Threshing is the action of separating the grain, for example of cereals, grain legumes or grasses, from the stalk of the plant. One traditional method of threshing is that of beating the plants with a wooden stick or with a hinged wooden flail, with the heads of the plant inside a sack, or with the unenclosed heads lying on a mud or concrete threshing floor. Another traditional method is to drive cattle repeatedly over the plants so that threshing occurs by the action of the hooves. An improvement on that technique is to use an aniaml-drawn threshing sledge or threshing rollers. The main problems of these types of animal-powered threshing are fouling, burying or cracking of the grain. These human and animal-powered methods of threshing are still widely used.
In the 18th Century, rotating threshing mechanisms were effectively used for the first time (Meikle), and are nowadays commonly found as part of combine harvesters, which perform the functions of cutting, feeding, threshing, winnowing, cleaning, grading, conveying and bagging.
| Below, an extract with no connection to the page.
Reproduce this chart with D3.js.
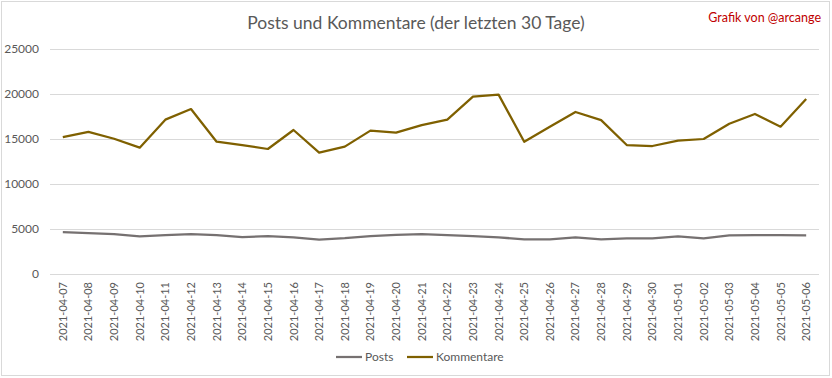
<!DOCTYPE html>
<html>
<head>
<meta charset="utf-8">
<script src="https://cdn.jsdelivr.net/npm/d3@7/dist/d3.min.js"></script>
<style>
	body { margin: 0; background: #fff; }
	text { font-family: Lato, "Open Sans", sans-serif; fill: #595959; }
</style>
</head>
<body>
<div id="chart"></div>
<script>

// data
const days = ["2021-04-07","2021-04-08","2021-04-09","2021-04-10","2021-04-11","2021-04-12","2021-04-13","2021-04-14","2021-04-15","2021-04-16",
	"2021-04-17","2021-04-18","2021-04-19","2021-04-20","2021-04-21","2021-04-22","2021-04-23","2021-04-24","2021-04-25","2021-04-26",
	"2021-04-27","2021-04-28","2021-04-29","2021-04-30","2021-05-01","2021-05-02","2021-05-03","2021-05-04","2021-05-05","2021-05-06"]
const posts = [4650,4550,4420,4180,4330,4420,4320,4100,4200,4080,
	3830,3980,4210,4340,4430,4330,4200,4070,3850,3850,
	4080,3860,3960,3960,4180,3950,4300,4320,4320,4300]
const kommentare = [15200,15800,15030,14040,17150,18330,14700,14330,13890,16000,
	13480,14150,15930,15700,16550,17150,19700,19930,14700,16370,
	18000,17100,14330,14220,14810,15000,16700,17780,16370,19440]
const yTicks = [0,5000,10000,15000,20000,25000]
const series = [
	{name: "Posts", values: posts, color: "#767171"},
	{name: "Kommentare", values: kommentare, color: "#7f6000"}
]

const width = 832, height = 378
const margin = {top: 49, right: 13, bottom: 104, left: 50}
const plot_w = width - margin.left - margin.right
const plot_h = height - margin.top - margin.bottom

const svg = d3.select("#chart").append("svg")
	.attr("width", width)
	.attr("height", height)

// outer border
svg.append("rect")
	.attr("x", 1.5).attr("y", 1.5)
	.attr("width", width - 4).attr("height", height - 4)
	.attr("fill", "#fff")
	.attr("stroke", "#d9d9d9")

const x = d3.scaleBand()
	.domain(days)
	.range([0, plot_w])

const y = d3.scaleLinear()
	.domain([0, 25000])
	.range([plot_h, 0])

const g = svg.append("g")
	.attr("transform", "translate(" + margin.left + "," + margin.top + ")")

// gridlines
g.append("g")
	.selectAll("line")
	.data(yTicks)
	.enter()
	.append("line")
		.attr("x1", 0).attr("x2", plot_w)
		.attr("y1", d => Math.round(y(d)) + 0.5)
		.attr("y2", d => Math.round(y(d)) + 0.5)
		.attr("stroke", "#d9d9d9")

// y labels
g.append("g")
	.selectAll("text")
	.data(yTicks)
	.enter()
	.append("text")
		.attr("x", -11)
		.attr("y", d => y(d) + 4)
		.attr("text-anchor", "end")
		.style("font-size", "12px")
		.text(d => d)

// x labels
g.append("g")
	.selectAll("text")
	.data(days)
	.enter()
	.append("text")
		.attr("transform", d => "translate(" + (x(d) + x.bandwidth() / 2 + 4) + "," + (plot_h + 8) + ") rotate(-90)")
		.attr("text-anchor", "end")
		.style("font-size", "11px")
		.text(d => d)

// lines
const line = d3.line()
	.x((d, i) => x(days[i]) + x.bandwidth() / 2)
	.y(d => y(d))

g.selectAll(".series")
	.data(series)
	.enter()
	.append("path")
		.attr("class", "series")
		.attr("d", d => line(d.values))
		.attr("fill", "none")
		.attr("stroke", d => d.color)
		.attr("stroke-width", 2.25)
		.attr("stroke-linejoin", "round")

// title
svg.append("text")
	.attr("x", 416)
	.attr("y", 29)
	.attr("text-anchor", "middle")
	.style("font-size", "17.5px")
	.text("Posts und Kommentare (der letzten 30 Tage)")

svg.append("text")
	.attr("x", 821)
	.attr("y", 22)
	.attr("text-anchor", "end")
	.style("font-size", "12.5px")
	.style("fill", "#c00000")
	.text("Grafik von @arcange")

// legend
const legend = svg.append("g")
	.attr("transform", "translate(336,357)")
const leg_x = [0, 71]
legend.selectAll("g")
	.data(series)
	.enter()
	.append("g")
		.attr("transform", (d, i) => "translate(" + leg_x[i] + ",0)")
		.each(function(d) {
			d3.select(this).append("line")
				.attr("x1", 0).attr("x2", 26)
				.attr("stroke", d.color)
				.attr("stroke-width", 2.25)
			d3.select(this).append("text")
				.attr("x", 29)
				.attr("y", 4)
				.style("font-size", "12px")
				.text(d.name)
		})

</script>
</body>
</html>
In most so-called Developed Countries, high agricultural wages render less mechanised techniques uncompetitive when compared with combine harvesting. Despite this, a few European countries still produce power-driven threshers, for use on experimental plots and for export. Combines are economically and technically effective when operating in large well-cleared fields of monoculture, with reasonably high yields per hectare, and with plants of low-to-medium height. These conditions often do not exist in present-day tropical farms.
Though not of immediate relevance, it must be mentioned that in recent years in some Developed Countries, adverse weather conditions during harvesting have led to some interest in merely harvesting plant heads in the fields, possibly with a tractor-driven flail-type forage harvester, and then performing threshing and subsequent operations at the farmstead.
In Tanzania, maize, cassava, and sorghum and millet are the principal staple foods. Wheat and rice are grown mainly for urban consumption, and some sorghum and millets are also grown for the production of local beers. Combine harvesters are used on large-scale state and private farms- mainly for maize at Iringa and for wheat at Arusha, both these areas being fertile with relatively high yields per hectare. Combines are not usually used for sorghum and millet, except on seed schemes, because yields are usually relatively low and because most production is by villagers and small-holders on relatively small and uncleared plots. One reason why yields are relatively low is that sorghum and millets are drought-resistant crops which are usually grown on land with average rainfall too low to justify the growing of maize. Moreover, despite crop-breeding work on high-yielding dwarf varieties, most sorghum and millets grown in Tanzania are traditional low-yielding tall local varieties.
It was brought to the attention of the Writer, by crop production and agricultural extension personnel, that there was a need for low-cost threshing equipment for village use, particularly for sorghum and millets, which have a high specific energy requirement for threshing when compares with such crops as maize or cowpeas.
This report details one particular design of man-powered thresher, which evolved after 4 years of occasional work on man-powered and engine-powered threshers.
The thresher described incorporates a grain mill, and thus it is necessary to provide some background information on milling.
In most parts of Tanzania, and in many other countries, cereals are the staple food and they are usually consumed as porridge made from fine flour. The traditional technique for obtaining this flour is for one or several women to pound and re-pound the grain with what is effectively a large wooden mortar and pestle. This is often done on a day-to-day basis, mainly because flour is much more susceptible to attack from insects and dampness, but also because pounding is rather hard work.
The modern technique of milling uses a co-operatively or privately-owned diesel- or electrically-driven hammer mill, whose steel beaters travel at an angular velocity of typically 3000 rev/minute and a milling velocity of around 70 metre/second. These beaters shatter the grain on impact. Hammer mills have been manufactured on a small scale in Tanzania for some years no, and it is probable that half of the population lives within 10 kilometres of such a power mill. Current charges for power milling are in the region of US$ 0.040 per kg, compared with a grain value for maize or sorghum of around US$ 0.220 per kg (1976 prices). People walk or cycle long distances to get their grain milled at a power mill, partly because of the fine flour obtained from the hammer mill and partly because of the heavy labor required for pounding.
"Plate" Mills or "Burr" Mills, both hand and engine-powered, have apparently been used in West Africa for some years, but have not become popular in East Africa.